Again I admire your knowledge and expertise, but I urge you to take positive account of the interest of your readers, instead of crowing with glee when you find they are not interested in what you write to them.
Yours sincerely,
Christopher Game
Oh phooey Chris. Why don’t you just read something truly meaningful like e.g. Lindzens 1990 (!) paper: ” Some uncertainities with respect to water vapor’s role in climate sensitivity” and work your way (up) from there. As I said before, the responsibility for your basic education in climate science resides with you – it is not up to other bloggers to patiently deal it out to you bit by bit
All this energy spent on waffle…..
Be a man, walk the walk.
Dear Steve Short,
Your response is entirely ad hominem.
Yours sincerely,
Christopher Game
Steve Short.
This isn’t a “forum”, it’s more like a Q&A thread that answers questions posed to the “original poster’s post”!
The “original poster” doesn’t seem to read our posts in the way that we originally intended them to be understood. Perhaps your points would be better understood in other fora (that’s where I’ve decided to go).
Best regards, suricat.
[...] http://jennifermarohasy.com/blog/2009/05/the-climatically-saturated-greenhouse-effect/ [...]

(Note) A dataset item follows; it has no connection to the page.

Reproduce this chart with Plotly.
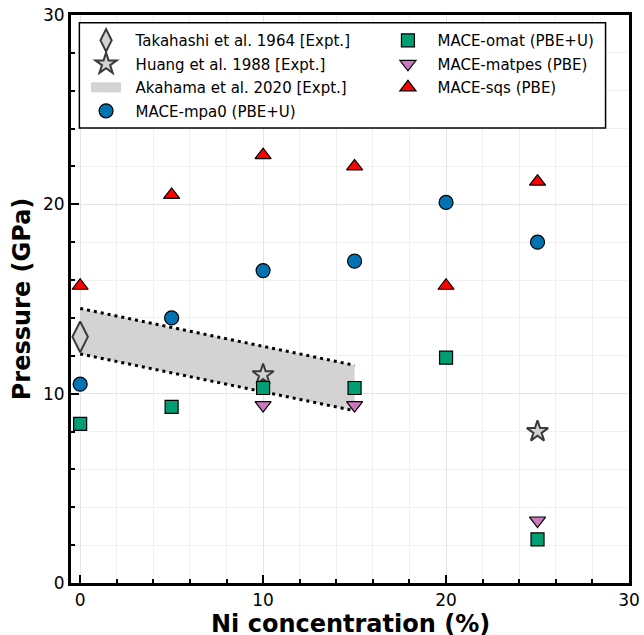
import plotly.graph_objects as go

# ---- data ----
ni_all = [0, 5, 10, 15, 20, 25]
mpa0 = [10.5, 14.0, 16.5, 17.0, 20.1, 18.0]
omat = [8.4, 9.3, 10.3, 10.3, 11.9, 2.3]
matpes_x = [10, 15, 25]
matpes = [9.4, 9.4, 3.3]
sqs = [15.7, 20.5, 22.6, 22.0, 15.7, 21.2]
taka_x = [0]
taka_y = [13.0]
huang_x = [10, 25]
huang_y = [11.0, 8.0]
aka_x = [0, 15]
aka_upper = [14.5, 11.5]
aka_lower = [12.1, 9.1]

FONT = "DejaVu Sans"
BLUE = "#0173B2"
GREEN = "#029E73"
PINK = "#CC78BC"
RED = "#FF0000"
GREY = "#D3D3D3"
SP = "\u00a0\u00a0"

fig = go.Figure()

# Akahama band (fill)
fig.add_trace(go.Scatter(
    x=aka_x + aka_x[::-1], y=aka_upper + aka_lower[::-1],
    fill="toself", fillcolor=GREY, mode="lines", line=dict(width=0, color=GREY),
    showlegend=False, legendgroup="g3", hoverinfo="skip"))
# legend entry for the band
fig.add_trace(go.Scatter(
    x=[None], y=[None], mode="lines", line=dict(width=10, color=GREY),
    name=SP + "Akahama et al. 2020 [Expt.]", legend="legend", legendrank=3,
    legendgroup="g3", hoverinfo="skip"))
fig.add_trace(go.Scatter(x=aka_x, y=aka_upper, mode="lines",
                         line=dict(color="black", width=3, dash="3px,4px"),
                         showlegend=False, hoverinfo="skip"))
fig.add_trace(go.Scatter(x=aka_x, y=aka_lower, mode="lines",
                         line=dict(color="black", width=3, dash="3px,4px"),
                         showlegend=False, hoverinfo="skip"))

mk_line = dict(color="black", width=1.2)

fig.add_trace(go.Scatter(x=taka_x, y=taka_y, mode="markers", name=SP + "Takahashi et al. 1964 [Expt.]",
                         marker=dict(symbol="diamond-tall", size=22, color=GREY,
                                     line=dict(color="#3a3a3a", width=2)),
                         legend="legend", legendrank=1, legendgroup="g1"))
fig.add_trace(go.Scatter(x=huang_x, y=huang_y, mode="markers", name=SP + "Huang et al. 1988 [Expt.]",
                         marker=dict(symbol="star", size=16, color=GREY,
                                     line=dict(color="#3a3a3a", width=2)),
                         legend="legend", legendrank=2, legendgroup="g2"))
fig.add_trace(go.Scatter(x=ni_all, y=mpa0, mode="markers", name=SP + "MACE-mpa0 (PBE+U)",
                         marker=dict(symbol="circle", size=14, color=BLUE, line=mk_line),
                         legend="legend", legendrank=4, legendgroup="g4"))
fig.add_trace(go.Scatter(x=ni_all, y=omat, mode="markers", name=SP + "MACE-omat (PBE+U)",
                         marker=dict(symbol="square", size=13, color=GREEN, line=mk_line),
                         legend="legend2", legendrank=5, legendgroup="g5"))
fig.add_trace(go.Scatter(x=matpes_x, y=matpes, mode="markers", name=SP + "MACE-matpes (PBE)",
                         marker=dict(symbol="triangle-down", size=14, color=PINK, line=mk_line),
                         legend="legend2", legendrank=6, legendgroup="g6"))
fig.add_trace(go.Scatter(x=ni_all, y=sqs, mode="markers", name=SP + "MACE-sqs (PBE)",
                         marker=dict(symbol="triangle-up", size=14, color=RED, line=mk_line),
                         legend="legend2", legendrank=7, legendgroup="g7"))

axis_common = dict(
    showline=True, linecolor="black", linewidth=3, mirror=True,
    ticks="inside", ticklen=8, tickwidth=2, tickcolor="black",
    showgrid=True, gridcolor="#e4e4e4", gridwidth=1,
    zeroline=False,
    tickfont=dict(family=FONT, size=17, color="black"),
    minor=dict(dtick=2, ticks="inside", ticklen=4, tickwidth=1.5, tickcolor="black",
               showgrid=True, gridcolor="#f0f0f0", gridwidth=1),
)

fig.update_xaxes(range=[-0.5, 30], tickvals=[0, 10, 20, 30], dtick=10, **axis_common)
fig.update_yaxes(range=[0, 30], tickvals=[0, 10, 20, 30], dtick=10, **axis_common,
                 title=dict(text="<b>Pressure (GPa)</b>",
                            font=dict(family=FONT, size=24, color="black"), standoff=6))

leg_common = dict(font=dict(family=FONT, size=15, color="black"),
                  bgcolor="rgba(0,0,0,0)", borderwidth=0, tracegroupgap=1,
                  xanchor="left", yanchor="top", traceorder="grouped")

fig.update_layout(
    width=644, height=635,
    margin=dict(l=71, r=15, t=15, b=52, autoexpand=False),
    plot_bgcolor="white", paper_bgcolor="white",
    legend=dict(x=0.027, y=0.984, **leg_common),
    legend2=dict(x=0.568, y=0.984, **leg_common),
    shapes=[dict(type="rect", xref="paper", yref="paper",
                 x0=0.015, x1=0.958, y0=0.801, y1=0.9864,
                 line=dict(color="black", width=1.5), fillcolor="white", layer="above")],
    annotations=[dict(text="<b>Ni concentration (%)</b>", xref="paper", yref="paper",
                      x=0.5, y=-0.072, xanchor="center", yanchor="middle", showarrow=False,
                      font=dict(family=FONT, size=24, color="black"))],
)

fig.write_html("out.html")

Interesting forum, though spreadsheets tend only to work in the world of academia where there are clear skies and cloudy skies irrespective of whether those skies are over ocean, desert, or rainforest. Clear skies over rainforest for example do not produce the same extremes of temperature as clear skies over desert. (Indeed, rainforests do have dry seasons, for example the dry season in what remains of the West African rainforest lasts from November to March).